6 cups water or vegetable stock (see page 228)
1 stalk lemongrass, bottoms and outer stalks removed
2 (14-ounce) cans coconut milk
2-inch piece fresh ginger, peeled
2 kaffir lime leaves, or 1 teaspoon lime zest
4 cups assorted chopped vegetables (carrots, zucchini, broccoli, eggplant, mushrooms)
1 cup yellow onion, sliced into quarter moons
2 red or green chiles, seeded and diced
1 lime, juiced
¼ cup Bragg’s Liquid Aminos
1 teaspoon sea salt, or to taste
¼ cup minced fresh cilantro
4 cups shredded napa cabbage, lightly packed
1 cup mung bean sprouts, optional garnish
1. Place the water in a large pot over medium heat. Slice the lemongrass in half lengthwise and crush it by lightly pounding with a wooden spoon or other heavy object, and add it to the pot. Using a blender, combine about half of the coconut milk with the ginger, and lime leaves on high speed for 20 seconds or until there are no chunks. Add the remaining coconut milk and blend for 5 to 10 seconds to incorporate. Pour this mixture into the water and continue cooking over medium heat while you prepare the vegetables.
2. Place each vegetable into the soup pot as you go, starting with the hardest, longest-cooking veggies. Add the onion and chiles, cover, and heat for 10 minutes or until all the veggies are tender.

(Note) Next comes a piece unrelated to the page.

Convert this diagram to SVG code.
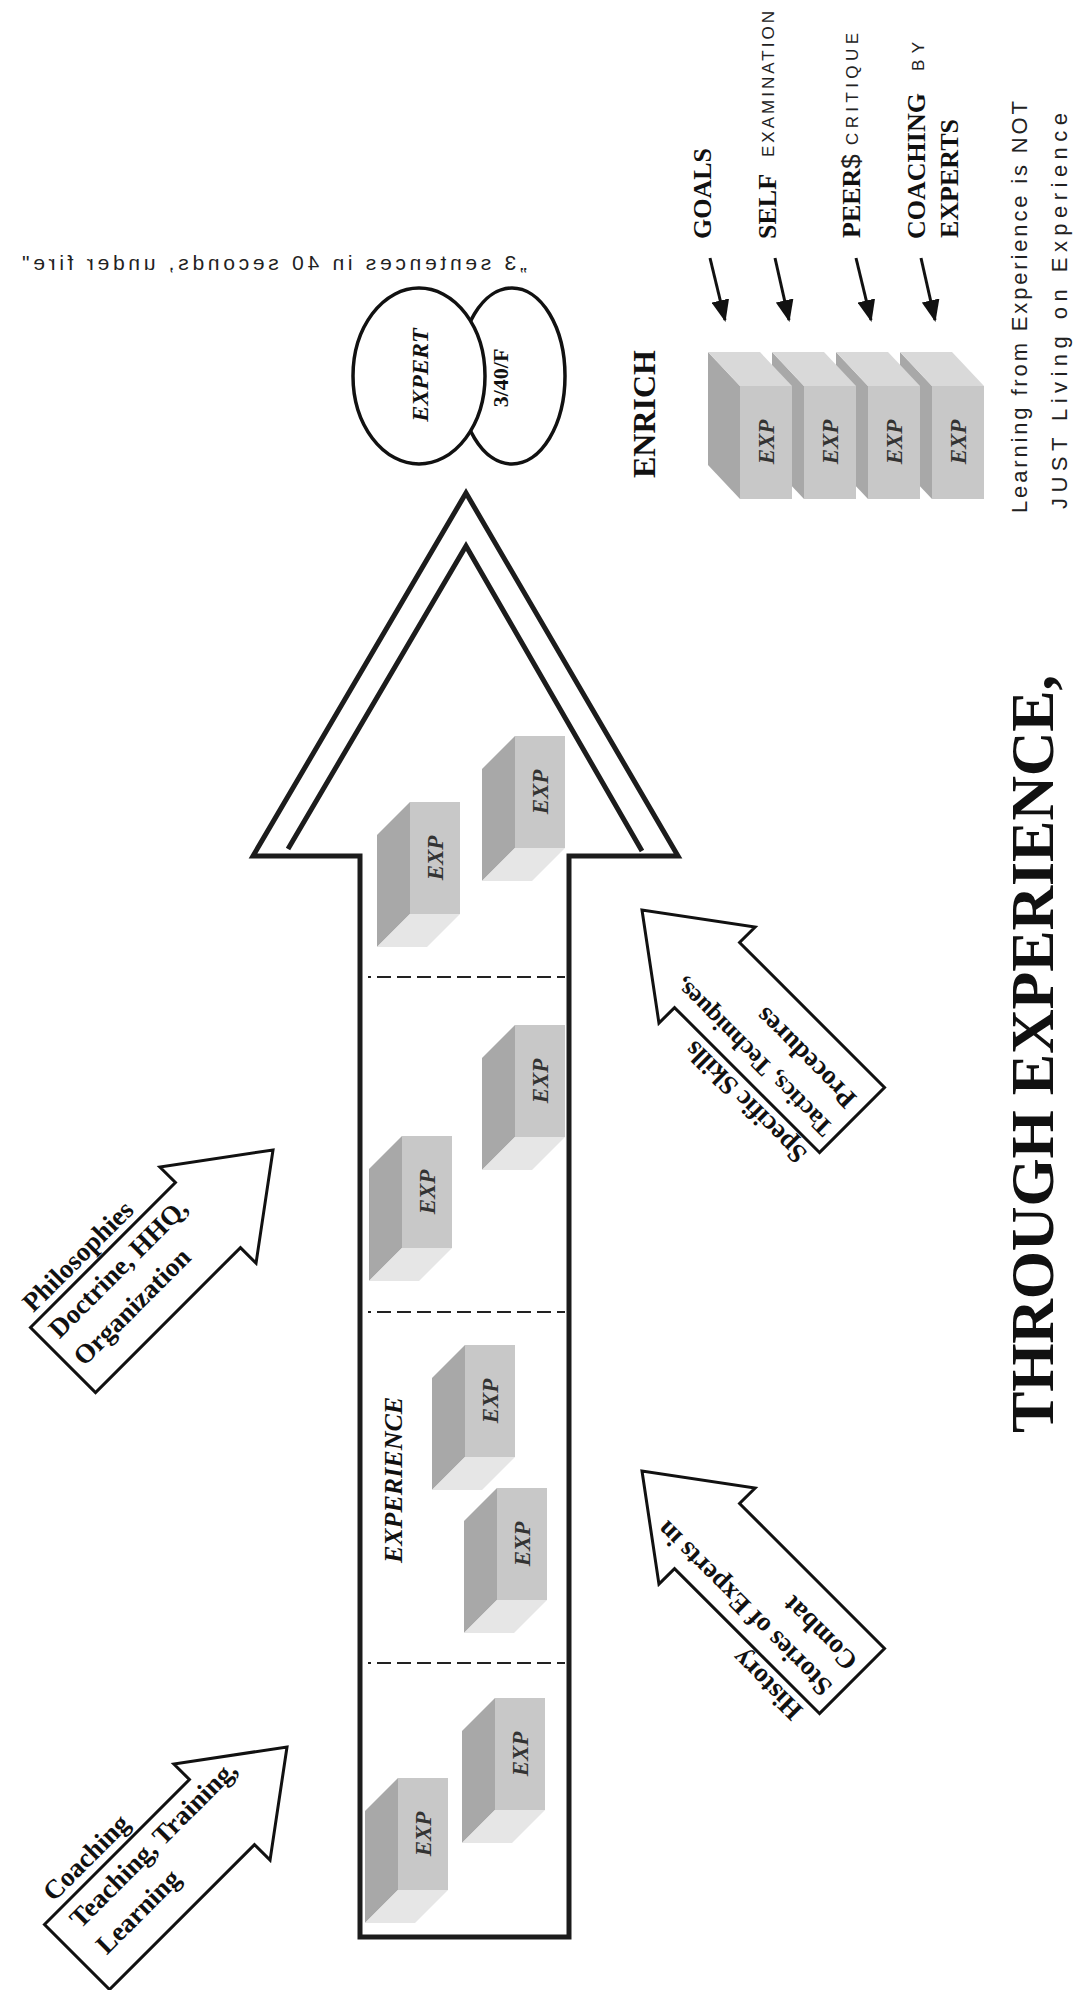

3. Add the lime juice, Bragg’s, and salt, and stir. Cook for 2 more minutes and taste. If you think the soup needs more lemongrass, ginger, or kaffir lime, blend more now with ½ cup of the broth. Otherwise, add the cilantro and cabbage, stir well, and remove the lemongrass stalks. Serve immediately, garnished with mung bean sprouts, if using.